Copy all lines in which the word "that" can be found.
^^^^^^^^
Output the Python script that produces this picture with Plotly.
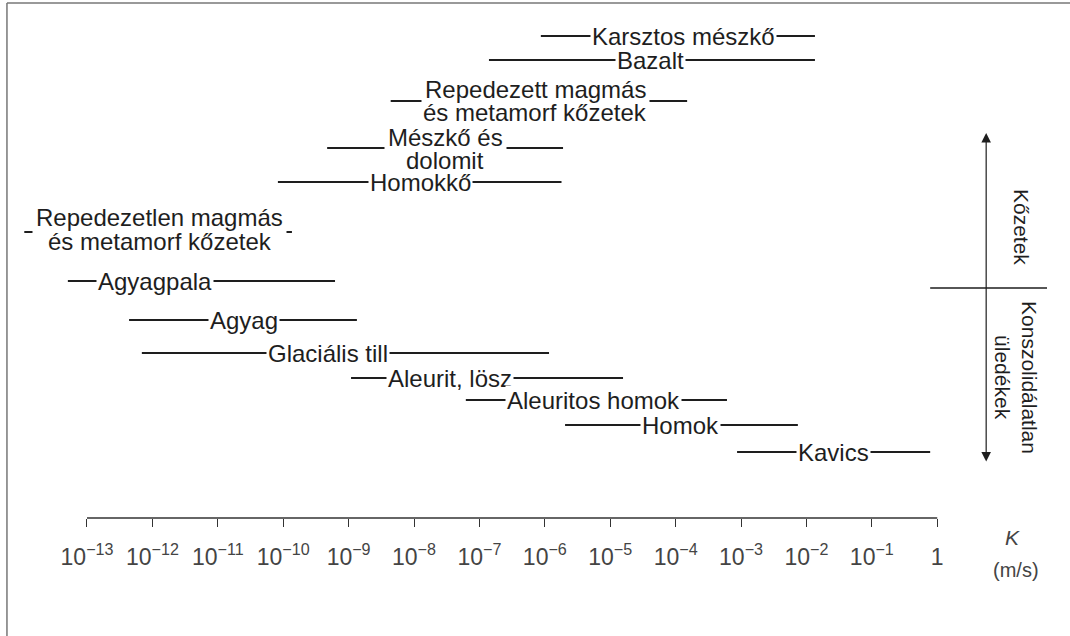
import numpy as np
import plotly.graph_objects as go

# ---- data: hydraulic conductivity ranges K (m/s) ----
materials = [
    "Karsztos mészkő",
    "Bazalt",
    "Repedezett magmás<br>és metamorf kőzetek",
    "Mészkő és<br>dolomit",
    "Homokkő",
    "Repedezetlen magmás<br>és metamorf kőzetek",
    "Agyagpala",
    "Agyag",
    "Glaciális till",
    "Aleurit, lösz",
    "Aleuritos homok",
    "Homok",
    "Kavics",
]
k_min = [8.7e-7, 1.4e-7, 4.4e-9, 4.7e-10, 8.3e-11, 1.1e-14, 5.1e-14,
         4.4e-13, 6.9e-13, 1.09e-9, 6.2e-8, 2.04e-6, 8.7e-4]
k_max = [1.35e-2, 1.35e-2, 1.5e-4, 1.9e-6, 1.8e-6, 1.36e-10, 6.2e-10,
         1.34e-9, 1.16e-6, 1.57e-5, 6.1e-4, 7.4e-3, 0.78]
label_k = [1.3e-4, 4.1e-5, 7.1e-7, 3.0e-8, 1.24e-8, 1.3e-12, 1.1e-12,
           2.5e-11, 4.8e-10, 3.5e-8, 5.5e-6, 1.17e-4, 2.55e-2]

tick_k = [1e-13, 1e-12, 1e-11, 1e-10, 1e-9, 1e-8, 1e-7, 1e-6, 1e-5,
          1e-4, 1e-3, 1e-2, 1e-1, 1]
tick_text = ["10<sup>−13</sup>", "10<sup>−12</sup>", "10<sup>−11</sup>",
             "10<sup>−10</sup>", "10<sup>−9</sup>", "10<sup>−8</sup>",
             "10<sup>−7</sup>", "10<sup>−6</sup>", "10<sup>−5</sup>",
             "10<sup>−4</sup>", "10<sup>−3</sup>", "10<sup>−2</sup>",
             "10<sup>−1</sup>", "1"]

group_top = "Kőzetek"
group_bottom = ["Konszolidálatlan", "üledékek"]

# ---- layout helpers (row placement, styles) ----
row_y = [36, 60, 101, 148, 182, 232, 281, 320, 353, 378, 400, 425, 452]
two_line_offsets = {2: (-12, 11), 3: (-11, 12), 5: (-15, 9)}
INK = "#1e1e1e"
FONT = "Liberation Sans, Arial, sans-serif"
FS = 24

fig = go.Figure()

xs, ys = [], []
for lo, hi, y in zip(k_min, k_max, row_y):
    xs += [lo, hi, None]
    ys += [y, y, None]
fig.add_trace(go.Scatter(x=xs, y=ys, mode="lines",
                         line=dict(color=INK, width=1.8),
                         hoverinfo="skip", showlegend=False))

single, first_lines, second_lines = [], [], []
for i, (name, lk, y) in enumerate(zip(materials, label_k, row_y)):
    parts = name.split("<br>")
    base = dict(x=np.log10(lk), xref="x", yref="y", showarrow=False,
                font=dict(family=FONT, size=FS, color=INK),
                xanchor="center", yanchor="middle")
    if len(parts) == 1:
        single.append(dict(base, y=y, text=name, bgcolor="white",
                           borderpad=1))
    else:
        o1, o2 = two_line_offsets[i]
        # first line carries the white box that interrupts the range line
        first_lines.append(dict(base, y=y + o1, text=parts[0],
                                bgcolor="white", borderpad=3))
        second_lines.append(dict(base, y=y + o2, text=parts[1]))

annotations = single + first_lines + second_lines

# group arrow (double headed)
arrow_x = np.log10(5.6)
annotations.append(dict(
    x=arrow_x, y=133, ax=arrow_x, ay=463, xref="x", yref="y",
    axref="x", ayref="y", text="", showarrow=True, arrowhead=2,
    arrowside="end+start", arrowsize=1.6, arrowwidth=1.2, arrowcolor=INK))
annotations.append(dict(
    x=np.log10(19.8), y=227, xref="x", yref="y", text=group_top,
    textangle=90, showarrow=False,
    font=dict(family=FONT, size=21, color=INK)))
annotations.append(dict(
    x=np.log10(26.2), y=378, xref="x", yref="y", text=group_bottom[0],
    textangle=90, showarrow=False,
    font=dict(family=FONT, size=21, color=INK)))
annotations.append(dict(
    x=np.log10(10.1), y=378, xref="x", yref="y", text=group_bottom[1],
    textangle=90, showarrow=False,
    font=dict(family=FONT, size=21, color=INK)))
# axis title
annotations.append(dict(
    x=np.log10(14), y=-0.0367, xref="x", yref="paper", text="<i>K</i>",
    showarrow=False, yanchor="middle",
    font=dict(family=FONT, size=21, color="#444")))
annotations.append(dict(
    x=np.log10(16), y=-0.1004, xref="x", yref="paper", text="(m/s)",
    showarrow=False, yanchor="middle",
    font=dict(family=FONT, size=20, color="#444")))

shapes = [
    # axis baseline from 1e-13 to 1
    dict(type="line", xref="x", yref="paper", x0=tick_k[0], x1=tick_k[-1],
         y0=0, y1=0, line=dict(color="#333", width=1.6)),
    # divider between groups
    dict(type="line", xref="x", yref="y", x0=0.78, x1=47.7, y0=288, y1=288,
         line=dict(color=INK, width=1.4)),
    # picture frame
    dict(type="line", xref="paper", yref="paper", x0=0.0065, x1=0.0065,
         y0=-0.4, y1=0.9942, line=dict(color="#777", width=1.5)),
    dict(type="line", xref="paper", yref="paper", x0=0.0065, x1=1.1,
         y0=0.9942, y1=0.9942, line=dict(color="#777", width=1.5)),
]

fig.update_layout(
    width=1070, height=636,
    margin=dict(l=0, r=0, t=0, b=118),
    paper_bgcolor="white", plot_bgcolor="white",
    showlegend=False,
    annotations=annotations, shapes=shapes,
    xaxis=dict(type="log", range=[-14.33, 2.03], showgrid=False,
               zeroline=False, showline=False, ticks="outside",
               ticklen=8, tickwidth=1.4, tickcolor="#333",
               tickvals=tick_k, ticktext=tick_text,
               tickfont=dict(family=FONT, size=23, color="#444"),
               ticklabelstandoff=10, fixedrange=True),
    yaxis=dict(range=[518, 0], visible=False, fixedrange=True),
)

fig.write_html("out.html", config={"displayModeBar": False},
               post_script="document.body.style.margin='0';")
^^^^^^^^
» Response
Output the Python script that produces this picture with Plotly.
        # first line carries the white box that interrupts the range line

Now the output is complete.